(BIVN) – The invasive semi-slug, Parmarion martensi, a known vector for rat-lungworm disease, has been found in North Kohala on Hawaiʻi Island.
Staff from the University of Hawaii-Hilo Daniel K. Inouye College of Pharmacy, or DKICP, recently confirmed a collection of the slugs from the northern Big Island district. “Inquiries of local residents further revealed multiple sightings in the area, indicating that this invasive pest has established in the Kohala district of the Big Island,” reported the Big Island Invasive Species Committee in a media release issued on Thursday.
The BIISC provided information about the invasive slug:
Commonly called the “semi-slug” for the partially formed shell on its back, the semi-slug has been associated with increased incidences of Angiostrongylus (rat-lungworm disease). The parasite, Angiostrongylus cantonensis, infects rats and snails or slugs at different times during its life cycle.
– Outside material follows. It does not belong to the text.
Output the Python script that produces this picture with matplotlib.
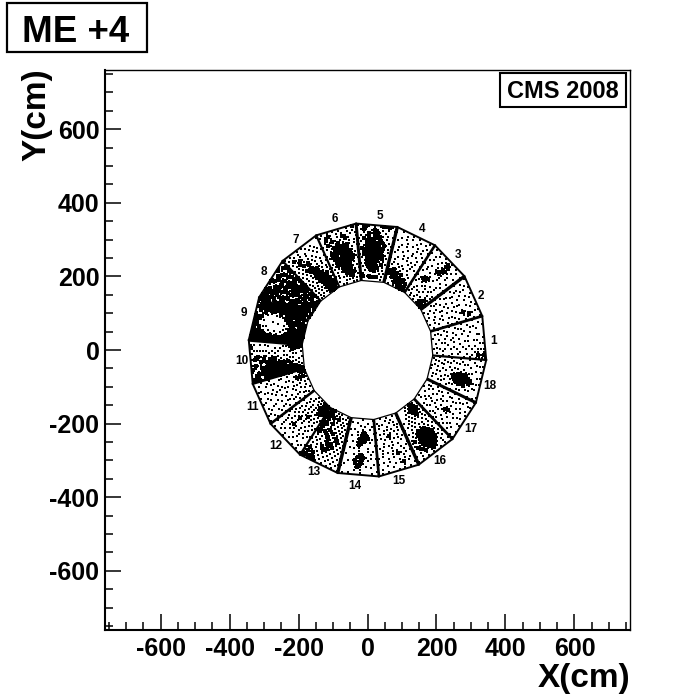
import numpy as np
import matplotlib
matplotlib.use("Agg")
import matplotlib.pyplot as plt
from matplotlib.patches import Rectangle
from matplotlib.ticker import MultipleLocator

plt.rcParams["font.family"] = ["Liberation Sans", "DejaVu Sans"]
plt.rcParams["font.weight"] = "bold"
plt.rcParams["axes.unicode_minus"] = False

# numbers next to the chambers, in cm
label_text = [str(i) for i in range(1, 19)]
label_x = [365, 330, 261, 157, 35, -96, -209, -301, -357, -365, -332, -265, -157, -38, 90, 209, 299, 354]
label_y = [24, 147, 257, 329, 364, 356, 299, 212, 101, -30, -155, -261, -332, -370, -356, -302, -215, -98]

# hits read off each chamber, rows go outer edge to inner edge,
# columns go counter-clockwise side to clockwise side. + is a speck, # a clump
hits_01 = ["..+...+.+.++#+", ".+...+..+.+.++", "...+.+.+..++#+", "+.+....+.+.+.+", "..+.+.....+.+.", ".+...+.+.+...+",
           "...+...+..+.+.", "+.+.+....+...+", "..+...+.+..+..", ".+..+.....+.+.", "...+.+.+.+....", "+.....+...+.+.",
           "..+.+...+....+", ".+...+.+..+...", "...+...+...+.+", "+.+..+....+...", "..+....+.+..+.", "....+.....+..."]
hits_02 = ["+..+.+...+.+.+", "..+...+.+..+..", ".+.+.+...+.+.+", "...+..+.+..#+.", "+.+.+.....+.+.", "..+..+.+.+#+.+",
           ".+.+...+..+...", "...+.+.+.+..+.", "+.+.....+..+.+", "..+.+.+...+...", ".+...+..+.+..+", "...+..+.....+.",
           "+.+...+.+.+...", "..+.+....+...+", ".+...+.+...+..", "...+....+.+...", "+...+.+.....+.", "..+....+..+..."]
hits_03 = [".+.+.+..+.+...", "...+..+#+..+.+", "+.+..+.##.+...", "..+.+.+##+..+.", ".+...+.#+.+..+", "...+.+##+.+...",
           "+.+...+.+...+.", "..+.+...+.+...", ".+...+.+...+.+", "...+##+...+...", "+.+##+..+.+..+", "..+.+.+...+...",
           ".+...+.+.+..+.", "...+...+..+.+.", "+.+.+.+...+.+.", "..+...+.+.+#+.", ".+.+.+..+#+#+#", "...+..+.+.#+#+"]
hits_04 = ["..+...+.+...+.", "+...+.+..+.+..", "..+.+...+...+.", ".+...+.+.+.+.+", "...+.+...+.+..", "+.+...+.+...+.",
           "..+.+...+.+..+", ".+...+.+...+..", "...+.+.+.+.+.+", "+.+.....+.+...", "..+.+.+...+.+.", ".+...+.+.+...+",
           "+.+#+.+...+...", ".#+#+#+#+..+..", "+#+#.#+#+#+...", "..+#+#+#.#+#+.", "+...+#+#+#+#+.", "..+..+.+#+#+#+"]
hits_05 = ["+.+#+.+.+#+#+.", ".+#+.+#+.+.+.+", "..+.#+##+.+...", ".+.+#.###+.+.+", "+.#+###+#+.+..", ".+.#######+.+.",
           "+.+#+####.#+.+", ".#+######+#.+.", "..##.#####+.+.", "+.#+#####+#+..", ".+.######.#.+.", "..+#.####+.+..",
           "+.+#+###+.#.+.", ".+.+#####+.+..", "..+.+###.+.+.+", ".+........+.+.", ".#.+#####+.+..", "...........+.."]
hits_06 = [".+.+.+.+..+.#.", "+.+#+.+.+.+.+.", "..#.+.+.#+.+.+", ".+.+#+.+.#+..+", "+.#+.+#.+.+.+.", ".+.+######+.+.",
           "..+.#+####.+.+", "+.#######+#+..", ".+#+#.#####.+.", "..+######+##+.", ".+.#.######+.+", "+.+#+#####.+..",
           ".+.+.#+###+.+.", "..+.+#####.+.+", "+.+...###+#+..", "..+.+.+.##+.+.", ".+...+.+.+.+.+", "...+.+...+.+.."]
hits_07 = ["+.+..+.+.....+", ".+.+.+..+.+...", "+.#+.+.+.+.+..", ".+.+#+.+..+.+.", "..+#.+.+.+.+.+", "+.+.#+#.+.+...",
           ".+.+..#+.+.+.+", "+.+.#+#+.+.+..", ".+.+.#.##+.+.+", "..+.+.###.+.+.", "+.+.+.####+.+.", ".+.+.+####+#.+",
           "..+.+.#####+.+", "+.+.+.+#####.+", ".+.+.+.#####+.", "..+.+.+#####+#", "+.+.+.+.#####.", ".+.+...+.###+."]
hits_08 = ["+#+#.+#+..#+.+", "#+#+#.+#+#.+#+", "+#.#+#+.#+#+.#", "#+#+#.#+#+.#+#", ".#+#+#+#.#+#+#", "#+.#+#.#+#+.#+",
           "+#+#+.#+#.#+#+", "#.#+#+#+.#+#+#", "+#+.#+#.#+#+.#", "#+#+#.+#+#.#+#", ".#+#+#+.#+#+#+", "#+#.#+#+#+.#+#",
           "+#+#+.#+#+#.#+", "#.#+#+#.#+#+#.", "+#+#.#+#+.#+#+", ".#+.#+#+#.#+.#", "#+#+.#+.#+#+.+", ".+#+#.+#+.#+#."]
hits_09 = ["##+##+#+#+.#+#", "#+##.#+#+.#+##", "###+#+.+#+.###", "##+#.+.+.+#+##", "###+.+...+.###", "#+#.+.....+#+#",
           "###+...+...###", "##+.+.....+.##", "#+#+...+..+#+#", "###.+.....+.##", "#+#+.+.+.+#+##", "##+#+.+.+#+###",
           "#+#+#+#+#+#+##", "##+#.#+#+#+.##", "#+#+#+#+.#+#+#", "+#.##+#+#+#+.#", "#+#+#+.#+#+#+#", "##+.#+#+#+#+.+"]
hits_10 = ["#+.+#+.+.+.#+.", "+#+.+#.#+.+.+.", "#+#+.+.+#.+...", "+.#+#+#.+.+.+.", "#+###.+#+.+...", "+#+##+#.+.+.+.",
           "##+###+#.+..+.", "#+###+##+.+...", "+#+###+#.+.+..", "###+##+.+.+...", "#+##+#.+...+..", "+#+#+#+.+.+.+.",
           "##+#.#+.+...+.", "#+#+#+.+..+.+#", "+#+#.+.+.+.#+#", "#+#+.+...+.+#+", "+#+.+.+.....#+", "#+.+...+..+.+#"]
hits_11 = ["+.+...+.+.+...", "..+.+.+...+.+.", ".+.+...+.+...+", "+...+.+..+.+..", "..+.+...+...+.", ".+...+.+.+.+.+",
           "+.+.+...+..+..", "..+...+.+.+...", ".+.+.+...+..+.", "...+..+.+...+.", "+.+.+...+.+...", "..+...+...+.+.",
           ".+.+.+.+.+...+", "...+...+...+.+", "+.+..+.+.+#+..", "..+.+...+.#+.+", ".+...+.+.+#+#.", "+..+...+.+.+#+"]
hits_12 = ["+.+.+...+...+.", "..+...+.+.+...", ".+.+.+...+.+.+", "+...+.+.+..+..", "..+.+..+.+.+.+", ".+.+.+.+#+.+..",
           "+..+.+..+.+.+.", "..+.+.+.+.+..+", ".+.+..+.#+.+.+", "+.+.+.+.+.+.+.", "..+.+.#+.+.+..", ".+.+.+.+.+.+.+",
           "+.+.+.+.+.+...", "..+#+.+.+..+.+", "+#+#+.+.+.+...", "#+#+#.+..+.+..", "+#+#.+.+.+....", ".#+#+.+.+....."]
hits_13 = ["+.+.+.+.+#+#+#", ".+.+.+.+.+#+#+", "+.+.+.+.+.#+#+", ".+.+.+.+.+.+#+", "+.+.+.+#+.+.+.", ".+.+.+#+#.+.+.",
           "+.+.#+#+.+.+.+", ".+.+.#+#+.+.+.", "+.+#+.+#+.+.+.", ".+.+#+.+#+.+#+", "+.+.+.#+.+#+#+", ".+.+.+.+#+.+#+",
           "+.+.+.+.+.+#+#", ".+.+.+.+#+.#+#", "+.+.+.+.+.+#+#", ".+.+.+#+.#+#+#", "+.+.+.+.+.#+#+", ".+...+.+.+#+#+"]
hits_14 = ["..+...+...+.+.", "+.....+.+.....", "..+.+.+#+....+", ".+...+#+#...+.", "...+.+#+#+.+..", "+.+.+#+#+.....",
           "..+..+#+.+..+.", ".+.+...+.....+", "...+...+.+.+..", "+.....+#+.....", "..+.+#+#+.+..+", ".+.#+#+#+.....",
           "...+#+#.+..+..", "+...+#+.+.....", "..+...+...+.+.", ".+...+.+......", "...+.....+..+.", "+.....+......."]
hits_15 = ["..+.+.+...+.+.", "+...+...+...+.", "..+.#+.+..+...", ".+.+.+...+.+.+", "...+...+.+....", "+.+.+#.+...+.+",
           "..+..+.+.+.+..", ".+.+...+...+..", "+...+.+.+.+.+.", "..+...+...+..+", ".+.+.+.+.+....", "...+...#+..+.+",
           "+.+.+.+..+.+..", "..+..+.+.+...+", ".+.+...+...+..", "...+.+...+.+..", "+...+..+....+.", "..+...+...+..."]
hits_16 = ["..+.+..+.+.+.+", "+.+..+#+.+.+..", "..+.+#+#+#.+.+", ".+.+#+###+#+..", "+.+#+#####+#.+", ".+.+######+.+.",
           "..+#+#####.#+.", "+.+.######+.+.", ".+.+.####+.+..", "..+.+.+.+.+.+.", "+.+.+.+.+.+...", ".+.+...+.+.+.+",
           "..+.+.+.+.+...", "+.+.#+.+.+..+.", ".+.#+#+.+.+...", "..#+#+#+.+....", "+.+#+#+.+.....", "..+.#+.+......"]
hits_17 = ["+.+..+...+.+.+", "..+.+..+.+...+", ".+...+.+...+..", "+.+.+...+.+.+.", "..+..+.+...+..", ".+.+...+.+..+.",
           "...+.+.#+..+.+", "+.+...+#+.+...", "..+.+...+...+.", ".+...+.+.+.+.+", "...+.+...+.+..", "+.+...+.+...+.",
           "..+.+...+.+...", ".+...+.+...+..", "...+...+.+.+.+", "+.+.+...+.....", "..+...+...+...", "....+.....+..."]
hits_18 = ["..+.+.+.+...+.", "+.+...+.+.+..+", "..+.+...+.+...", ".+...+.+#+.+.+", "...+.+.##+.+..", "+.+..+###+#...",
           "..+.+.####+.+.", ".+...+#####.+.", "+.+.+.+###+...", "..+.+.+##+.+.+", ".+...+.+.+.+..", "+.+.+...+...+.",
           "..+...+.+.+...", ".+.+.+...+.+.+", "...+...+...+..", "+.+..+.+.+....", "..+.+....+.+..", ".+...+.+......"]
chamber_hits = [hits_01, hits_02, hits_03, hits_04, hits_05, hits_06, hits_07, hits_08, hits_09,
                hits_10, hits_11, hits_12, hits_13, hits_14, hits_15, hits_16, hits_17, hits_18]

# line width of the edge on the counter-clockwise side of each chamber
edge_widths = [2.0, 2.4, 1.9, 2.4, 2.2, 1.6, 1.6, 2.3, 2.4, 1.5, 1.9, 1.6, 2.5, 2.0, 2.4, 2.0, 2.2, 1.6]

r_in = 187.0
r_out = 340.0
half_open = np.radians(10.0)
first_phi = 5.5
step_phi = 20.0


def local_to_xy(phi, r, v):
    # r along the chamber axis, v is -1 to 1 across, scaled with the trapezoid
    s = r * np.tan(half_open) * v
    return r * np.cos(phi) - s * np.sin(phi), r * np.sin(phi) + s * np.cos(phi)


fig = plt.figure(figsize=(7, 7), dpi=100)
ax = fig.add_axes([105 / 700, 70 / 700, 525 / 700, 560 / 700])
ax.set_xlim(-761, 761)
ax.set_ylim(-761, 761)

speck_x, speck_y, clump_x, clump_y = [], [], [], []
for k, rows in enumerate(chamber_hits):
    phi = np.radians(first_phi + step_phi * k)
    n_r = len(rows)
    for i, row in enumerate(rows):
        r = r_out - (i + 0.5) * (r_out - r_in) / n_r
        for j, c in enumerate(row):
            v = 1 - 2 * (j + 0.5) / len(row)
            x, y = local_to_xy(phi, r, v)
            if c == "+":
                speck_x.append(x)
                speck_y.append(y)
            elif c == "#":
                clump_x.append(x)
                clump_y.append(y)

    # side edge, outer edge, inner edge
    x0, y0 = local_to_xy(phi, r_in, 1)
    x1, y1 = local_to_xy(phi, r_out, 1)
    x2, y2 = local_to_xy(phi, r_out, -1)
    x3, y3 = local_to_xy(phi, r_in, -1)
    ax.plot([x0, x1], [y0, y1], color="k", lw=edge_widths[k], solid_capstyle="butt", zorder=3)
    ax.plot([x1, x2], [y1, y2], color="k", lw=1.4, zorder=3)
    ax.plot([x3, x0], [y3, y0], color="k", lw=0.9, zorder=3)

ax.plot(speck_x, speck_y, "s", color="k", ms=1.5, mew=0, zorder=2)
ax.plot(clump_x, clump_y, "s", color="k", ms=2.2, mew=0, zorder=2)

for t, x, y in zip(label_text, label_x, label_y):
    ax.text(x, y, t, fontsize=8.5, fontweight="bold", ha="center", va="center")

ax.xaxis.set_major_locator(MultipleLocator(200))
ax.xaxis.set_minor_locator(MultipleLocator(50))
ax.yaxis.set_major_locator(MultipleLocator(200))
ax.yaxis.set_minor_locator(MultipleLocator(50))
ax.tick_params(which="major", direction="in", length=11.5, width=1.1, labelsize=18, pad=5)
ax.tick_params(which="minor", direction="in", length=5.8, width=1.1)
ax.tick_params(axis="y", which="major", pad=4)
for s in ["left", "bottom"]:
    ax.spines[s].set_linewidth(1.5)
for s in ["top", "right"]:
    ax.spines[s].set_linewidth(1.0)

fig.text(630 / 700, 1 - 679 / 700, "X(cm)", fontsize=24, fontweight="bold", ha="right", va="center")
fig.text(37 / 700, 1 - 68 / 700, "Y(cm)", fontsize=24, fontweight="bold", rotation=90, ha="center", va="top")

# title box and the CMS box
fig.add_artist(Rectangle((7 / 700, 1 - 52 / 700), 140 / 700, 49 / 700, transform=fig.transFigure,
                         fc="white", ec="k", lw=1.6))
fig.text(76 / 700, 1 - 32 / 700, "ME +4", fontsize=26.5, fontweight="bold", ha="center", va="center")
fig.add_artist(Rectangle((500 / 700, 1 - 107 / 700), 126 / 700, 34 / 700, transform=fig.transFigure,
                         fc="white", ec="k", lw=1.5))
fig.text(563 / 700, 1 - 91 / 700, "CMS 2008", fontsize=17, fontweight="bold", ha="center", va="center")

fig.savefig("out.png", dpi=100)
Humans can contract the disease after accidentally consuming the parasite from a slug or snail. Cases range from severe discomfort and illness to permanent disability, or even death, depending on the amount of microscopic parasites consumed. Although all snails and slugs can carry the infective form of the parasite, semi-slugs are known to be carriers of a much heavier load of parasites.
The semi-slug is well established elsewhere on the island. The discovery of the semi-slug population was made by Kohala school students, BIISC says.
The presence of the slug was confirmed through the efforts of students at Kohala Middle School, who are participating in a citizen science effort led by teacher Cristy Athan. Athan enrolled in a professional development class offered by UHH-DKICP and the Big Island Invasive Species Committee to learn more about rat lungworm and invasive rats and slugs. Teachers are taught safe handling protocols for the collection and disposal of snails and slugs, and are guided to develop an Integrated Pest Management Strategy to reduce slug and snail populations in school gardens. The students embraced the project and have enthusiastically committed to their roles as ambassadors for rat lungworm prevention. “They’re so into it,” says Athan. “Every single day, they’re telling me a new slug or snail story!”
The BIISC release goes on to talk about the work of Kay Howe, who educates students about the semi-slug as she works with school gardens.
Funded by the Hawaii Community Foundation’s Career Connected Learning STEM grant, the teacher professional development class offers standards-aligned lessons for teachers to use in their classrooms to increase awareness and safety in their school and at home, and to contribute to ongoing scientific efforts to develop a better understanding of slug/snail behavior. Kay Howe, DKICP education coordinator at UHH, was inspired to create the curriculum after her son contracted a serious case of the disease in 2008. Although she had worked at a school garden in Waimea the year before, she had never heard of rat lungworm disease. Over the years of supporting residents and visitors who contracted RLW, Howe often heard a similar sentiment: before diagnosis, many of them had never heard of it. “I was concerned because my mind kept coming back to that school garden. As school gardens were being put in at schools across the island I was so excited for the opportunity for the students to learn about agriculture and growing their own nutritious food, but I also worried – what are they doing about rat lungworm? Do they even understand the risk?”
Howe talked about finding semi-slugs in Waimea a few years ago, during this testimony before the Hawaiʻi County Council in 2017.
Residents of Kohala are being asked to be vigilant for the semi-slug and to be extremely careful with washing garden vegetables, BIISC says. “Slugs or snails should never be collected with bare hands – gloves or chopsticks can be used to dispose of slugs in heavily salted water. Slug baits can reduce populations around gardens and yards,” the release says.
Resources on RLW and on the teacher training can be found at biisc.org.